日記

死にたいと言ったあの子の、腹立たしいほど生気に満ちた唇を覚えている。
それは空間に空いた穴の輪郭ではなく、間違いなく動物の唇だった。
彼女は結局死ななかった。
でも死んだほうが良かったんじゃないかと思う。
SNSに詩の体裁をした駄文をぽつぽつと垂れ流すぐらいだったら、死んだほうが良かったんじゃないか。

よく友人は「何歳までに死にたい?」なんて話をする。
どうせ30までに死にたいとか言うのが定石だ。
死にもしないのに。

この手の人間は死に関する細々とした知識はあるのに、自殺に対する実践的な知識や心意気は何一つない。
所詮、言葉の火遊びという訳だ。

実際のところ、「死にたい」という理由で死ぬことは出来ないんだろう。
死ぬとしたらそれは「死ななければならない」という理由だったはずだ。
燃え盛る高層ビルから逃げようとした人達が、火から逃げるためのベターで唯一の選択肢として落下を選んだように。

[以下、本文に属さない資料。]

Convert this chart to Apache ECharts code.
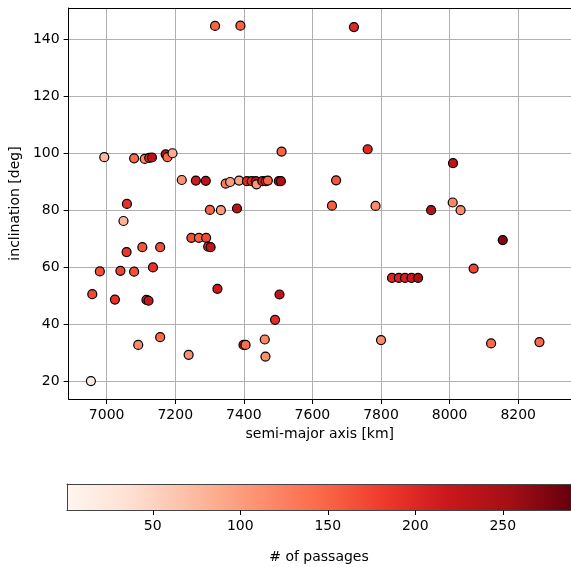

彼らは落ちたいと願ったはずはなく、むしろ助かりたいと思って、そのために「落ちなければならない」と考えて、落ちた。
であれば、私達が死ぬためにはそのぐらい切実な環境下でなければならないという訳だ。
つまり、死ぬか、あるいは死ぬかの環境だ。

私の周りの死にたがりは、こういった死に対する感覚が非常に鈍感で、にも関わらず繊細そうな口振りは達者なものが多い。
そうでないとそもそも「死にたい」なんて口に出さないだろうが。
死ぬなんて口に出さずに死んでいった方が未練がましくなくて美しいので、繊細を気取る彼らにはそういうことを気取られないように死んでいってほしい。
そして私もまた、これを書いてしまったので、しばらくは死ねない。